The Observatory is involved in interesting and important international research projects. We heard a presentation on it, principally on the search for new planets or exo-planets. (I meant to look that term up, but haven’t.) Three methods of discovering planets exist: the Doppler Wobble (best name!), transit, and microlensing. The last, microlensing, is the method of the Canopus project. It involves, if I understood correctly, the recording and measuring of light emitted by a star from directly behind another star. The position is important because the light bends around either side of the front star, an d creates a curve. If there’s a spike in the curve the light has been interrupted and a planet is the interruption.

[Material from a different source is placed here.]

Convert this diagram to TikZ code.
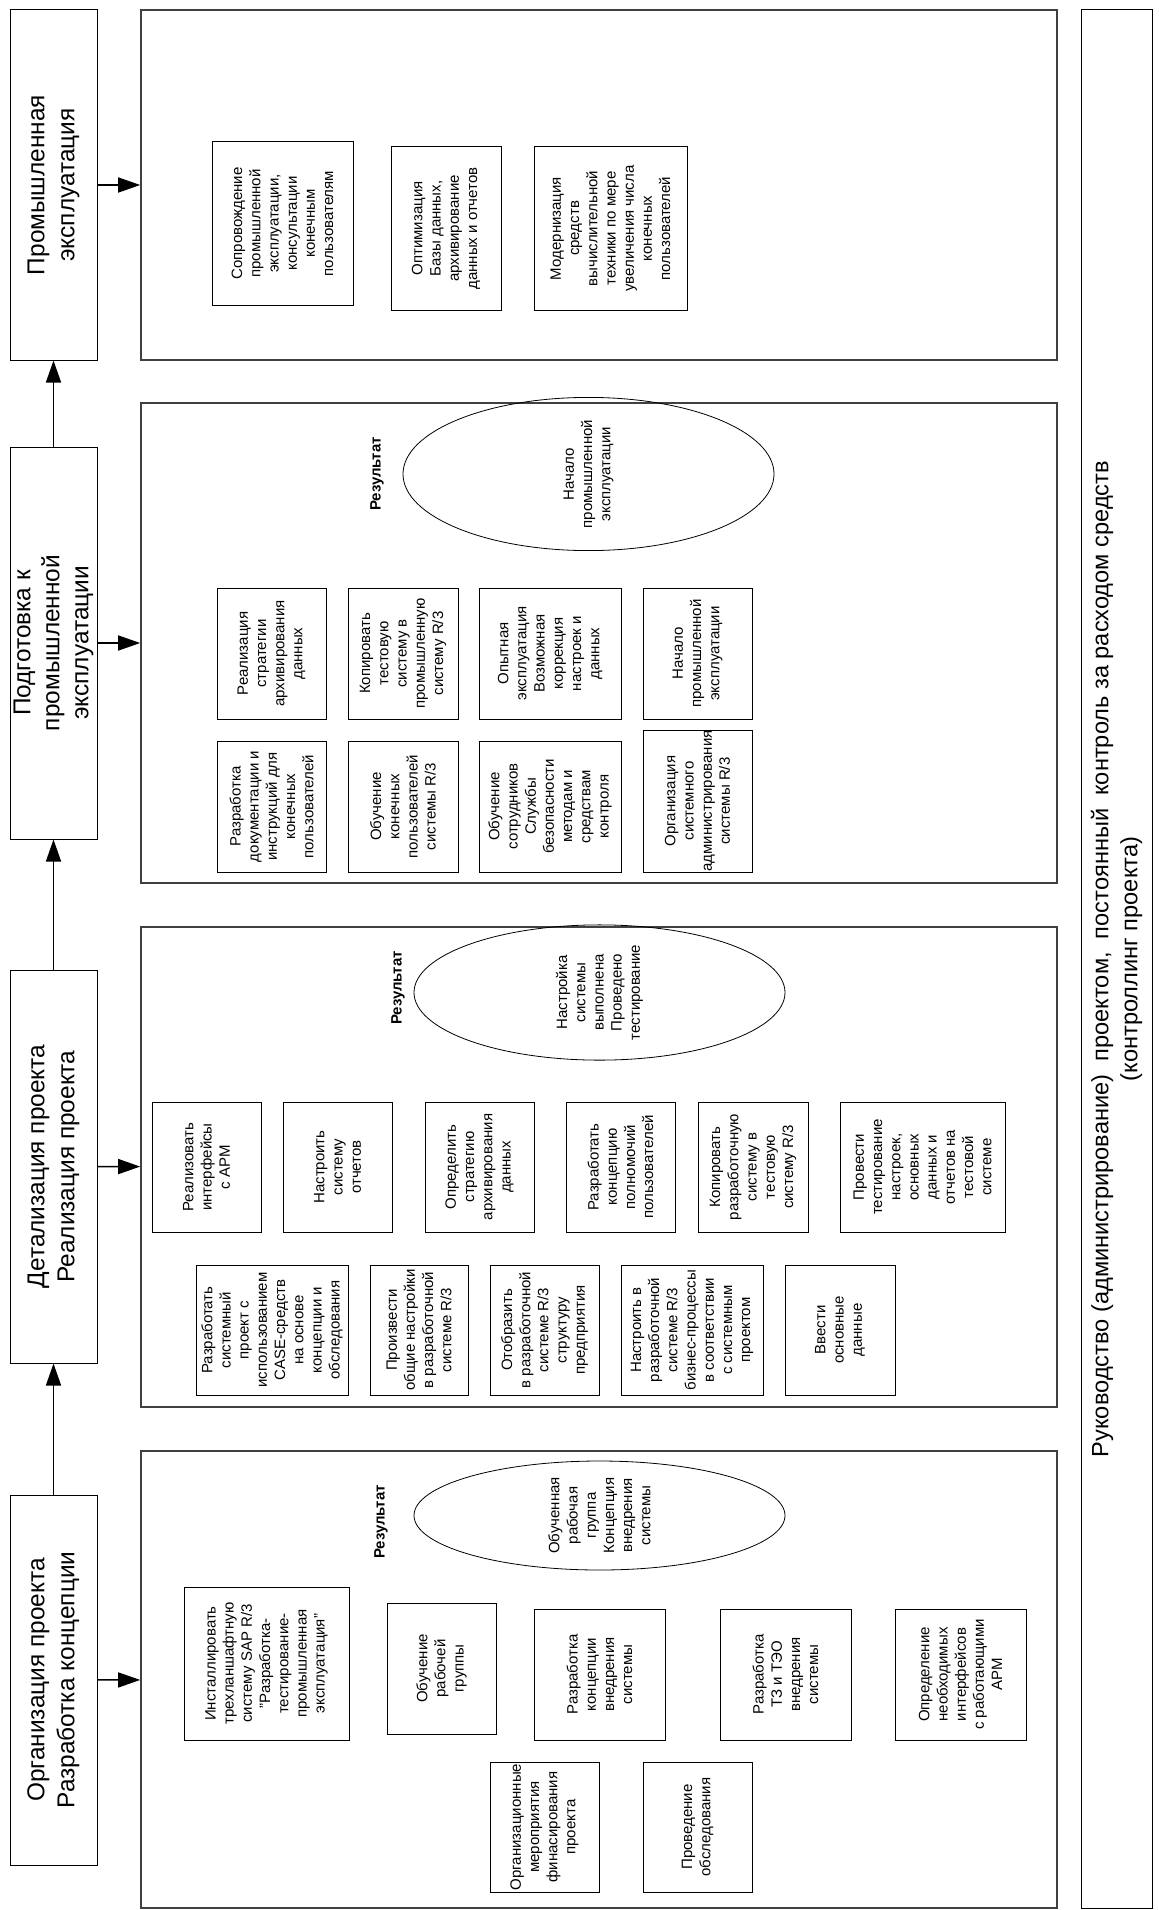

Apparently this method is the one most likely to yield planets or systems of planets that are most like our own Solar System. It reveals planets that are 1-10 times the mass of Earth and a half to three times our Sun-Earth distance from their own star/sun. Quite a few planets have been found that fit within these numbers, though the research is relatively new.

The event was a slightly dizzying combination of facts and numbers and diagrams which provided interesting if sometimes hard to follow information, and the astonishing experience of staring at the grey surface of the moon and the round colours of Jupiter trailing its moons as tiny dots of light.